[BRIEF]:
Write the data below out exactly as it stands. Do not include the pictures.

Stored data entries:

::::

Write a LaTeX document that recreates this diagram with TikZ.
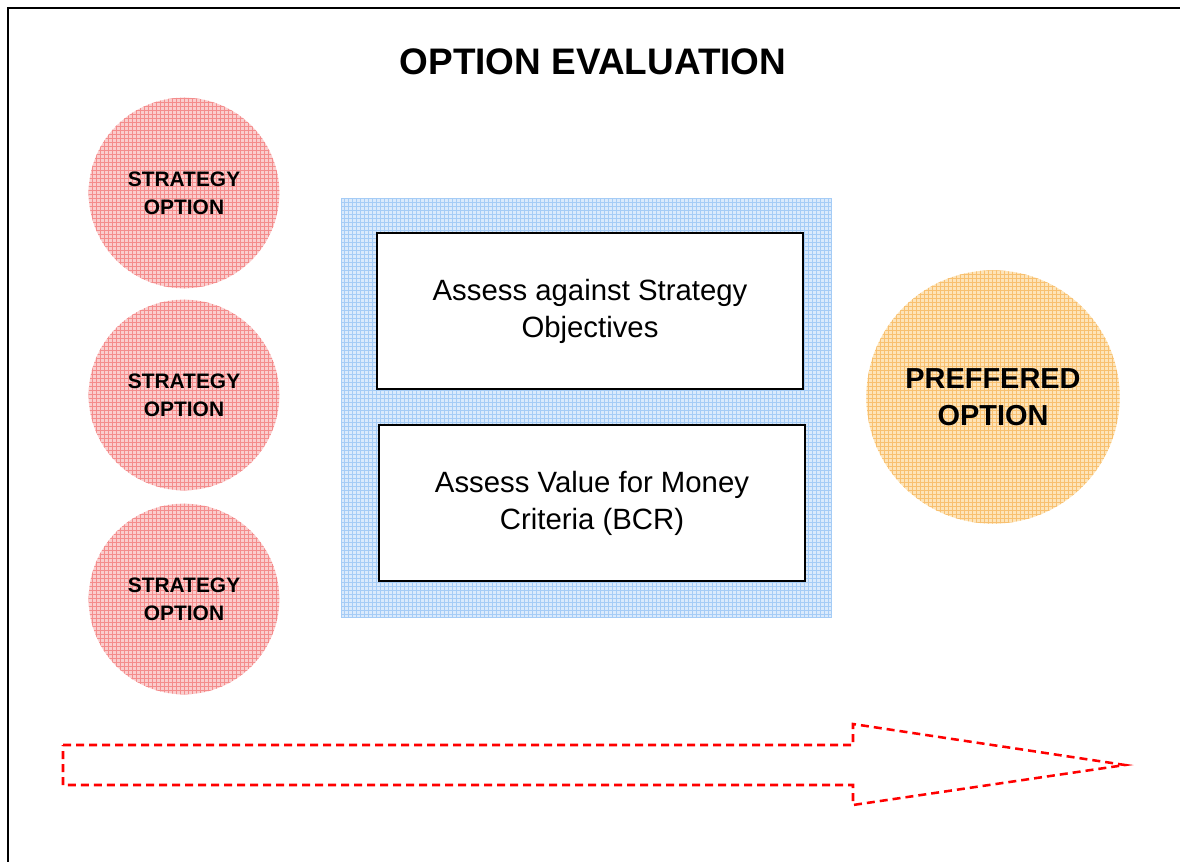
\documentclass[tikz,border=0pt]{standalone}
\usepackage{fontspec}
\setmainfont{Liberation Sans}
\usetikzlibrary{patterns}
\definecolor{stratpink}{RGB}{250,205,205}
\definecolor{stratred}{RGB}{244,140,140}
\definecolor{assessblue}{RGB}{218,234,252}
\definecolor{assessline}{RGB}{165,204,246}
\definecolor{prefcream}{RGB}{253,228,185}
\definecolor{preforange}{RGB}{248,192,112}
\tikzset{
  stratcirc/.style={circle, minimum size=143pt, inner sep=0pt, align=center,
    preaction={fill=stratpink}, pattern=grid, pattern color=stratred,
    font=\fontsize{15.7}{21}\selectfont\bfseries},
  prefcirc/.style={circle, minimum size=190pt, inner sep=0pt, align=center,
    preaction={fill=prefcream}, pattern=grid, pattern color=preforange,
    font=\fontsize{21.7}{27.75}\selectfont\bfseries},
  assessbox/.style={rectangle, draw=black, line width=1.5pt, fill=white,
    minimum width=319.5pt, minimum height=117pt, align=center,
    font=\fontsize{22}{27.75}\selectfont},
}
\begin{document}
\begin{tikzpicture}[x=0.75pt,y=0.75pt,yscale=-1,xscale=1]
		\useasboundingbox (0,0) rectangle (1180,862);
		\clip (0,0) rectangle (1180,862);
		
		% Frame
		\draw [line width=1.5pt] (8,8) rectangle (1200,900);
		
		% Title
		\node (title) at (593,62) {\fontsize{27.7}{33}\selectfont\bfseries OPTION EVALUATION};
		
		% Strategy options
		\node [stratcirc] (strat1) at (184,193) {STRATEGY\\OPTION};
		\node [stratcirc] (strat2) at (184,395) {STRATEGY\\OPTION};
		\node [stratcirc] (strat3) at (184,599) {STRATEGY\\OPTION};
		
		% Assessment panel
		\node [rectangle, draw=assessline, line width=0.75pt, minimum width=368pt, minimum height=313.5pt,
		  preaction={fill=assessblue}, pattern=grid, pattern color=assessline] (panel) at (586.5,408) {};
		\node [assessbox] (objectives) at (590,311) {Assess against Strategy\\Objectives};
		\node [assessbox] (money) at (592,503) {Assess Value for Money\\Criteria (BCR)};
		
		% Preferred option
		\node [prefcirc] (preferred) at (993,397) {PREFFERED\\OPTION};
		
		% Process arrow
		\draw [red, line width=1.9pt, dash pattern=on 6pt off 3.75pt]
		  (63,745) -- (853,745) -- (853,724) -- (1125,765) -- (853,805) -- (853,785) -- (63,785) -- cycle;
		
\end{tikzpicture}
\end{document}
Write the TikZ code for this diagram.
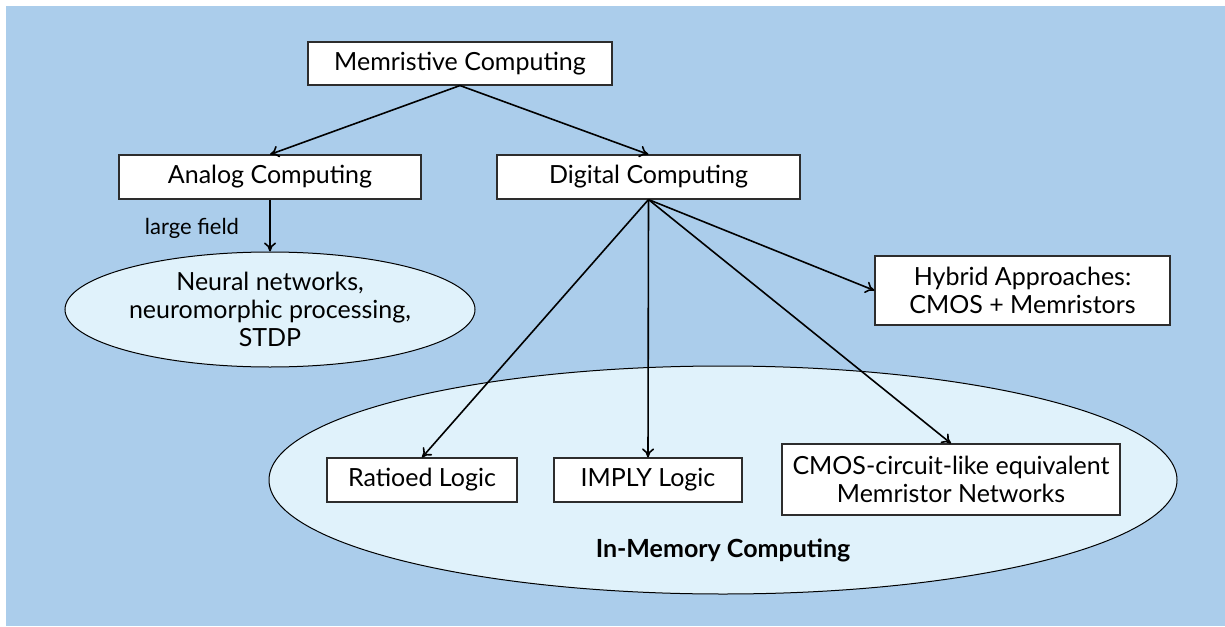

::::

[TASK SOLUTION]:
Write a LaTeX document that recreates this diagram with TikZ.
\documentclass[tikz,border=0pt]{standalone}
\usepackage{fontspec}
\setmainfont{Liberation Sans}
\usetikzlibrary{patterns}
\definecolor{stratpink}{RGB}{250,205,205}
\definecolor{stratred}{RGB}{244,140,140}
\definecolor{assessblue}{RGB}{218,234,252}
\definecolor{assessline}{RGB}{165,204,246}
\definecolor{prefcream}{RGB}{253,228,185}
\definecolor{preforange}{RGB}{248,192,112}
\tikzset{
  stratcirc/.style={circle, minimum size=143pt, inner sep=0pt, align=center,
    preaction={fill=stratpink}, pattern=grid, pattern color=stratred,
    font=\fontsize{15.7}{21}\selectfont\bfseries},
  prefcirc/.style={circle, minimum size=190pt, inner sep=0pt, align=center,
    preaction={fill=prefcream}, pattern=grid, pattern color=preforange,
    font=\fontsize{21.7}{27.75}\selectfont\bfseries},
  assessbox/.style={rectangle, draw=black, line width=1.5pt, fill=white,
    minimum width=319.5pt, minimum height=117pt, align=center,
    font=\fontsize{22}{27.75}\selectfont},
}
\begin{document}
\begin{tikzpicture}[x=0.75pt,y=0.75pt,yscale=-1,xscale=1]
		\useasboundingbox (0,0) rectangle (1180,862);
		\clip (0,0) rectangle (1180,862);
		
		% Frame
		\draw [line width=1.5pt] (8,8) rectangle (1200,900);
		
		% Title
		\node (title) at (593,62) {\fontsize{27.7}{33}\selectfont\bfseries OPTION EVALUATION};
		
		% Strategy options
		\node [stratcirc] (strat1) at (184,193) {STRATEGY\\OPTION};
		\node [stratcirc] (strat2) at (184,395) {STRATEGY\\OPTION};
		\node [stratcirc] (strat3) at (184,599) {STRATEGY\\OPTION};
		
		% Assessment panel
		\node [rectangle, draw=assessline, line width=0.75pt, minimum width=368pt, minimum height=313.5pt,
		  preaction={fill=assessblue}, pattern=grid, pattern color=assessline] (panel) at (586.5,408) {};
		\node [assessbox] (objectives) at (590,311) {Assess against Strategy\\Objectives};
		\node [assessbox] (money) at (592,503) {Assess Value for Money\\Criteria (BCR)};
		
		% Preferred option
		\node [prefcirc] (preferred) at (993,397) {PREFFERED\\OPTION};
		
		% Process arrow
		\draw [red, line width=1.9pt, dash pattern=on 6pt off 3.75pt]
		  (63,745) -- (853,745) -- (853,724) -- (1125,765) -- (853,805) -- (853,785) -- (63,785) -- cycle;
		
\end{tikzpicture}
\end{document}
Write the TikZ code for this diagram.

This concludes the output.